Information given ::
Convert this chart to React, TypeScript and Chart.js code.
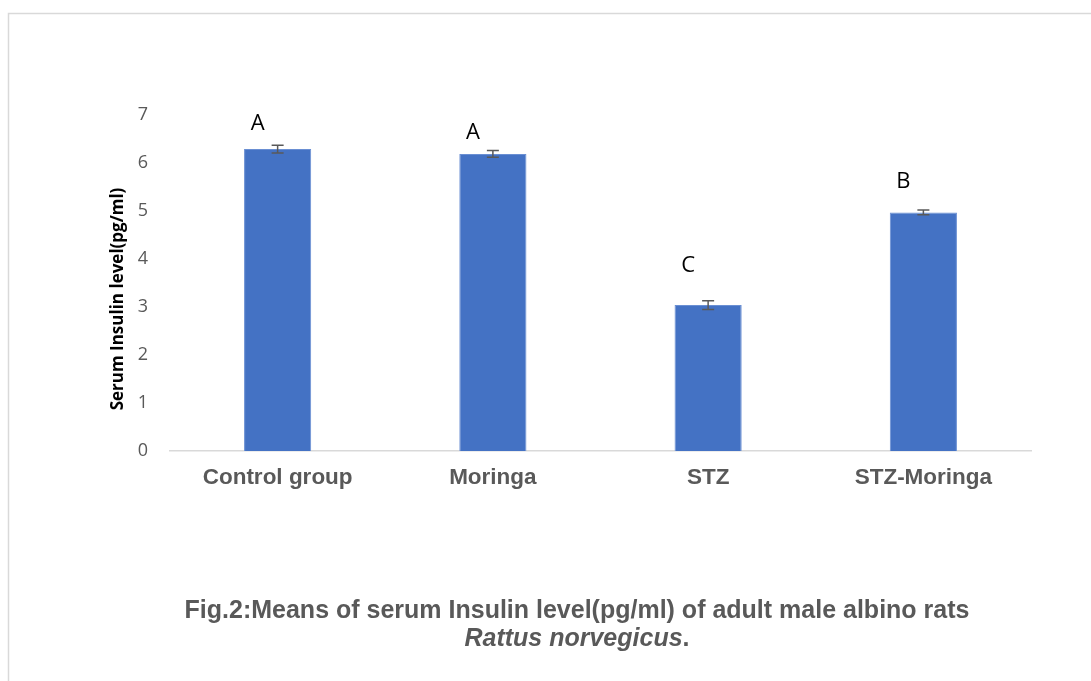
---
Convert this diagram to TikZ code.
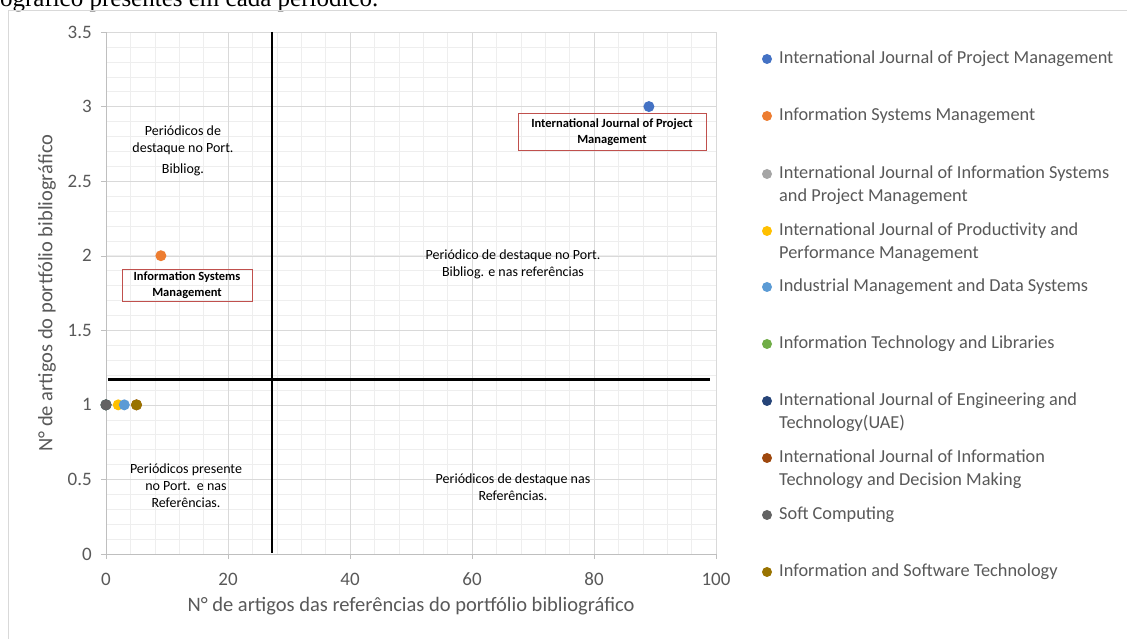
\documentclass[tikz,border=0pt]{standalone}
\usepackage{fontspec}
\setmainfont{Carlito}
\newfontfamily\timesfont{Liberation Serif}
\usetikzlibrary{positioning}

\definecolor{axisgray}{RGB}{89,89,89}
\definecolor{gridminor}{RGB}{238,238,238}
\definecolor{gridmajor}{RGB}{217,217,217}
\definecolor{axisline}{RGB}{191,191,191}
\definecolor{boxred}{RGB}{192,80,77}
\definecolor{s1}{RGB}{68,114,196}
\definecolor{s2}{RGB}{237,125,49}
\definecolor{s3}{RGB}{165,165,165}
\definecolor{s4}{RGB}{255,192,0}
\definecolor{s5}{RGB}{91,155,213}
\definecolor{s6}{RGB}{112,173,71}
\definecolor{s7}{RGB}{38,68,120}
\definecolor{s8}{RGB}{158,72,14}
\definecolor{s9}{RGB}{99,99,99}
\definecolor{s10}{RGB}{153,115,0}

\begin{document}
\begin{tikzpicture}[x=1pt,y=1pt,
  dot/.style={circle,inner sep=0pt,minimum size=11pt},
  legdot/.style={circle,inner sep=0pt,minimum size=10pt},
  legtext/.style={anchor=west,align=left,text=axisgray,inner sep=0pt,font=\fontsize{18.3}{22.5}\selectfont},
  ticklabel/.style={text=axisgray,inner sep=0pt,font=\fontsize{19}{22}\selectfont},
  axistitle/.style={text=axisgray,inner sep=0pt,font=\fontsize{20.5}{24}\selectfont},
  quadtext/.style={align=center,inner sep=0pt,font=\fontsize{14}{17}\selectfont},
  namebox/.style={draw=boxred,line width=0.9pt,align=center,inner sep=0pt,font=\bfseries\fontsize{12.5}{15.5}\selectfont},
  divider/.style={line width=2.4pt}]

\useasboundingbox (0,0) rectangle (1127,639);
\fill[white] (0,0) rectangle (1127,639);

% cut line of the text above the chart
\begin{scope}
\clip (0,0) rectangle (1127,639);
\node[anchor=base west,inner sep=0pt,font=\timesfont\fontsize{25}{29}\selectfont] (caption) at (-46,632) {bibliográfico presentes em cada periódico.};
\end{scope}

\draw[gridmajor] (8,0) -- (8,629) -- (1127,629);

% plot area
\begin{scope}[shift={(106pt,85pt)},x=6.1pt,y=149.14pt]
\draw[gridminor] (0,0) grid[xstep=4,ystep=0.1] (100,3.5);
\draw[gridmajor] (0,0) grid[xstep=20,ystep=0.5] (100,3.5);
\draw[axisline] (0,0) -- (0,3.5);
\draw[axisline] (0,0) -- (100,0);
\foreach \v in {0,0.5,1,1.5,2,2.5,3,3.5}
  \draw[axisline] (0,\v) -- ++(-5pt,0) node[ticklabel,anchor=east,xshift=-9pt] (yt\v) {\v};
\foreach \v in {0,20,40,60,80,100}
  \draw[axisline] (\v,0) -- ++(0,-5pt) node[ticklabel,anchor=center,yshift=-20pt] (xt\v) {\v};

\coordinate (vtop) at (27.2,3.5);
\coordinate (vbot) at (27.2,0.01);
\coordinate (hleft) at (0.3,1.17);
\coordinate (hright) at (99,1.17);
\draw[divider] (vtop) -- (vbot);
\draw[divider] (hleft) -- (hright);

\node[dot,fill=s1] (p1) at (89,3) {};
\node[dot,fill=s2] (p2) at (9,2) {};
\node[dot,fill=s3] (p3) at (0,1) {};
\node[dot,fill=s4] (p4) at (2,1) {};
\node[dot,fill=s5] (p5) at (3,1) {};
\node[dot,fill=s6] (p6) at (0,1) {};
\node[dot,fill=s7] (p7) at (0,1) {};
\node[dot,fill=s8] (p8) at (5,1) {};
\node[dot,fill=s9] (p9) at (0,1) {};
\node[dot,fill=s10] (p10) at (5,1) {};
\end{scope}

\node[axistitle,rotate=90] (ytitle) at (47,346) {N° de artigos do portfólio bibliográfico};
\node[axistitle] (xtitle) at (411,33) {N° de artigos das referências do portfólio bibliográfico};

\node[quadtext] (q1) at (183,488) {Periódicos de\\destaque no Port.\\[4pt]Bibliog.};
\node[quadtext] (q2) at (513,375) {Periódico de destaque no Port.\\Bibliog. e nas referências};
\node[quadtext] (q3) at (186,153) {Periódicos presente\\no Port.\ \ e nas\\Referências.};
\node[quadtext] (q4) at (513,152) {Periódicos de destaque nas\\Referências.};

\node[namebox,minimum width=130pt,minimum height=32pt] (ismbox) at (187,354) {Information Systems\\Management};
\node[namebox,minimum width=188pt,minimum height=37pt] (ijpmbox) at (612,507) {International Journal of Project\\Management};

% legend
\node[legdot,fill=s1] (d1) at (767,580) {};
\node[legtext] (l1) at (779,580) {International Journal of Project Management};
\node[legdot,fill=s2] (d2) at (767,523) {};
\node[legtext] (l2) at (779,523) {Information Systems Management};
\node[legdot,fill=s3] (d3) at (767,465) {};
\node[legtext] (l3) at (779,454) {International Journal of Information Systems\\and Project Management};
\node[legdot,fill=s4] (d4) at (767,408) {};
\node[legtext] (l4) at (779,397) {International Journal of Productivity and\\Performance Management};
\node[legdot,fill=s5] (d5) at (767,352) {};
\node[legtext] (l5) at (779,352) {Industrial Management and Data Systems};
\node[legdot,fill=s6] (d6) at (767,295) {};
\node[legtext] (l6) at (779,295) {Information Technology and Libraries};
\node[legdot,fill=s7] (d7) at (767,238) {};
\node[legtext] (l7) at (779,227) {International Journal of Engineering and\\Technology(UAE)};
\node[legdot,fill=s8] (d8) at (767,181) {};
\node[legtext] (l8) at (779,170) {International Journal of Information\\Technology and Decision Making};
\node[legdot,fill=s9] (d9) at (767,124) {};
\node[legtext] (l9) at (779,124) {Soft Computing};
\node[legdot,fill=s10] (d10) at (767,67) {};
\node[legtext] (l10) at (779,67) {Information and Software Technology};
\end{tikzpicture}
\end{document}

Exercise details :: Check each line of the records for the word "this" and extract those that contain it.

Task output ::
Convert this chart to React, TypeScript and Chart.js code.
Convert this diagram to TikZ code.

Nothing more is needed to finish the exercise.